The versatility and durability of Trumeter’s products mean that they have been used to solve problems for a plethora of industries and applications. Any job that requires the use of heavy machinery or complex electrical equipment is likely to require the use of some form of process meter to ensure the equipment is working efficiently and within safe parameters.
One such application is the quarrying and manufacture of aggregates for use in the construction industry. These materials include asphalt, cement, concrete blocks, roofing tiles, paving and kerbs and are used throughout the world in infrastructure, commercial, industrial and domestic construction as well as sports and leisure.
There are many quarries throughout the UK, and Trumeter has been able to solve a problem in the processing of raw materials for a number of these quarries. Processing the raw materials requires very powerful machinery to clean, crush and sort the various types of aggregates required. The machinery and conveyor belts are driven by electric motors and in a move to become more energy efficient, many quarries are replacing their old standard motors with variable speed drives (VSDs).

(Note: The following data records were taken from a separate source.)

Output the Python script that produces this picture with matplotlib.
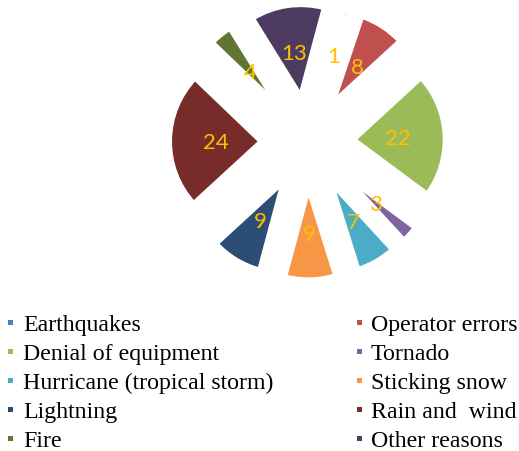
import matplotlib
matplotlib.use("Agg")
import matplotlib.pyplot as plt
from matplotlib.patches import Rectangle

categories = ["Earthquakes", "Operator errors", "Denial of equipment", "Tornado",
              "Hurricane (tropical storm)", "Sticking snow", "Lightning",
              "Rain and  wind", "Fire", "Other reasons"]
values = [1, 8, 22, 3, 7, 9, 9, 24, 4, 13]
colors = ["#4F81BD", "#C0504D", "#9BBB59", "#8064A2", "#4BACC6",
          "#F79646", "#2C4D75", "#772C2A", "#5F7530", "#4D3B62"]

W, H = 519, 451
fig = plt.figure(figsize=(W / 100, H / 100), dpi=100)

# pie axes: 1 data unit = pie radius (92 px), centre at (307.4, 142) px
R = 92.0
cx, cy = 307.4, 142.0
ax = fig.add_axes([0, 0, 1, 1])
total = sum(values)
wedges, texts, autotexts = ax.pie(
    values, colors=colors, startangle=75, counterclock=False,
    explode=[0.5] * len(values), radius=1.0,
    wedgeprops=dict(edgecolor="white", linewidth=3.8),
    autopct=lambda p: f"{p * total / 100:.0f}", pctdistance=0.49,
    textprops=dict(color="#FFC000", fontsize=16, family=["Lato", "DejaVu Sans"]))
for t in autotexts:
    t.set_va("center_baseline")
ax.set_aspect("auto")
ax.set_xlim(-cx / R, (W - cx) / R)
ax.set_ylim((cy - H) / R, cy / R)
ax.axis("off")

# legend drawn in pixel coordinates
lax = fig.add_axes([0, 0, 1, 1])
lax.set_xlim(0, W)
lax.set_ylim(H, 0)
lax.axis("off")
base0, step = 330.7, 29.0
for i, (lab, col) in enumerate(zip(categories, colors)):
    row, c = divmod(i, 2)
    mx = 10.5 if c == 0 else 359.5
    tx = 23 if c == 0 else 371
    base = base0 + row * step
    lax.add_patch(Rectangle((mx - 2.6, base - 10.6), 5.2, 5.2, facecolor=col,
                            edgecolor="none"))
    lax.text(tx, base, lab, fontsize=17.2, family="Liberation Serif",
             va="baseline", ha="left", color="black")

fig.savefig("out.png", dpi=100)
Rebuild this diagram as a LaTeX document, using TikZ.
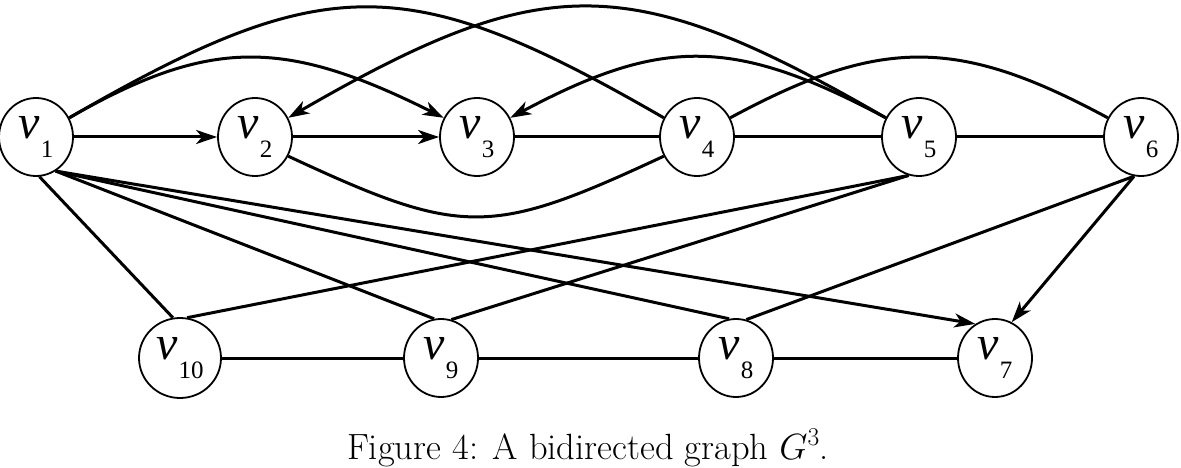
\RequirePackage{fix-cm}
\documentclass[tikz,border=0pt]{standalone}
\usepackage{fontspec}
\newfontfamily\tms{Liberation Serif}
\usetikzlibrary{shapes.geometric,arrows.meta}
\newcommand\vlab[1]{{\tms\fontsize{48}{48}\selectfont\itshape v}\kern1pt\raisebox{-19pt}{\tms\fontsize{25}{25}\selectfont #1}}
\begin{document}
\begin{tikzpicture}[x=1pt,y=-1pt,
  vtx/.style={draw, ellipse, line width=1.8pt, minimum width=74pt, minimum height=78pt, inner sep=0pt, fill=white},
  edge/.style={line width=3pt},
  arr/.style={edge, -{Stealth[length=21pt,width=14pt,inset=6pt]}}]
\useasboundingbox (0,0) rectangle (1181,468);
% top row
\node[vtx] (v1) at (36,137) {\vlab{1}};
\node[vtx] (v2) at (255,137) {\vlab{2}};
\node[vtx] (v3) at (477,137) {\vlab{3}};
\node[vtx] (v4) at (697,137) {\vlab{4}};
\node[vtx] (v5) at (919,137) {\vlab{5}};
\node[vtx] (v6) at (1141,137) {\vlab{6}};
% bottom row
\node[vtx, minimum width=82pt, minimum height=80pt] (v10) at (180,358) {\vlab{10}};
\node[vtx] (v9) at (441,358) {\vlab{9}};
\node[vtx] (v8) at (736,358) {\vlab{8}};
\node[vtx] (v7) at (995,358) {\vlab{7}};
% caption
\node[anchor=base, inner sep=0pt, font=\fontsize{36.5}{40}\selectfont] (cap) at (588,459) {Figure 4: A bidirected graph $G^3$.};
% straight edges
\draw[arr] (v1) -- (v2);
\draw[arr] (v2) -- (v3);
\draw[edge] (v3) -- (v4);
\draw[edge] (v4) -- (v5);
\draw[edge] (v5) -- (v6);
\draw[edge] (v10) -- (v9);
\draw[edge] (v9) -- (v8);
\draw[edge] (v8) -- (v7);
% arcs above
\draw[arr] (v1.30) .. controls +(140,-80) and +(-160,-80) .. (v3.150);
\draw[edge] (v1.30) .. controls +(256,-148) and +(-256,-148) .. (v4.150);
\draw[arr] (v5.150) .. controls +(-256,-148) and +(256,-148) .. (v2.30);
\draw[arr] (v5.150) .. controls +(-152,-81) and +(152,-81) .. (v3.30);
\draw[edge] (v4.30) .. controls +(150,-81) and +(-150,-81) .. (v6.150);
% arc below
\draw[edge] (v2.-30) .. controls +(174,81) and +(-174,81) .. (v4.210);
% fan from v1
\draw[edge] (v1.-85) -- (v10.100);
\draw[edge] (v1.-60) -- (v9.100);
\draw[edge] (v1.-60) -- (v8.100);
\draw[arr] (v1.-60) -- (v7.120);
% fan from v5
\draw[edge] (v5.-105) -- (v10.80);
\draw[edge] (v5.-105) -- (v9.75);
% fan from v6
\draw[edge] (v6.-100) -- (v8.75);
\draw[arr] (v6.-100) -- (v7.65);
\end{tikzpicture}
\end{document}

It is important that operators are able to monitor how hard the motors are working, to avoid damage to equipment and personnel and to reduce downtime. Traditionally a simple analogue meter could be installed with a current transformer onto a motor supply to measure current, and the operators could use the meter to keep an eye on things and make speed and process adjustments where necessary.
VSDs work differently as it is not possible to achieve an accurate current measurement in this way.
Trumeter is able to offer a solution in the form of the APM Process Meter. By configuring a VSD to output a linear signal proportional to its motor current, and scaling this within the APM it is possible show the true current reading on the display and bar graph. In addition, the APM dynamic backlighting can be configured to change the normal display from bright green, to a flashing red if a current reaches a critical level, alerting operators to problems as soon as they occur.